Can finite element analysis modeling replace physical testing? No, but it does give fast results and it can reduce the R&D cycle for customers and cut the number of physical tests. R&D engineers use FEA to see if designs meet specs. Other customers use FEA in the early stages of design to get a prototype to the floor. We work hand-in-hand, but at different stages of the design process.
Where will the next breakthroughs in testing be? I think they will come in the nanotech world and the biotech world. In the nano world, we are looking at indentation methods of testing. There will be physical testing of very thin paint coatings and parts the size of integrated circuits. It's hard to grab and hold such devices. Testing in the nano world requires a lot of new theories. At this stage of material testing, you're very close to the atomic level, where results are not as theoretically sound. We are working on sensors that will allow for more accurate physical testing results.
With biotech, there will be physical testing on how bones heal and how prostheses hold under load. Testing here is multi-axial; it's not just a matter of pulling in one direction.

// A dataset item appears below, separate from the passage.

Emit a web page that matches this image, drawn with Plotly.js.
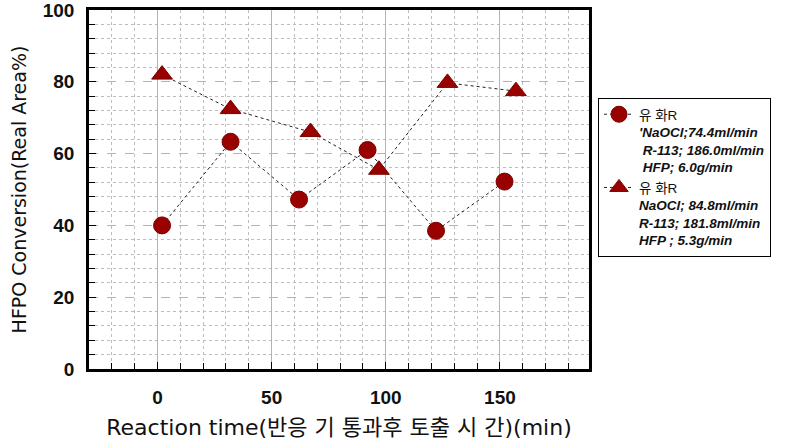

How big of an issue is time to market in manufacturing? It's major. It's hard to determine schedules and to predict when you'll get a new product to market. Halfway through a project you often get surprises that delay you.
What's one of the things that delays time to market in the design of testing equipment such as yours? Predicting software schedules. I don't know of many industries (including software industries) that can predict their software-development projects with confidence. Users' expectations for software have risen considerably. But when you're developing it, problems crop up that you would never think of. We have to know our customers and how they'll use the testing equipment.
Most of your testing machines are in labs. Is there a place for hand-held testers? Yes, in fact hand-held testers are being discovered as a means to reduce waste and improve quality in several areas: spot-checking products at the end of the production line without waiting for lab tests, testing agricultural and food products outdoors, and other applications where portability, mobility, and immediate test results are paramount. To give some examples, in the automotive industry, they are using hand-held testers to check weather stripping for material properties. It's the beginning of a move to in-line testing outside the lab. Other companies are looking at portable testers for near-line or end-of-line QA testing, and to upgrade the capabilities from those offered by force gages and simple test standards.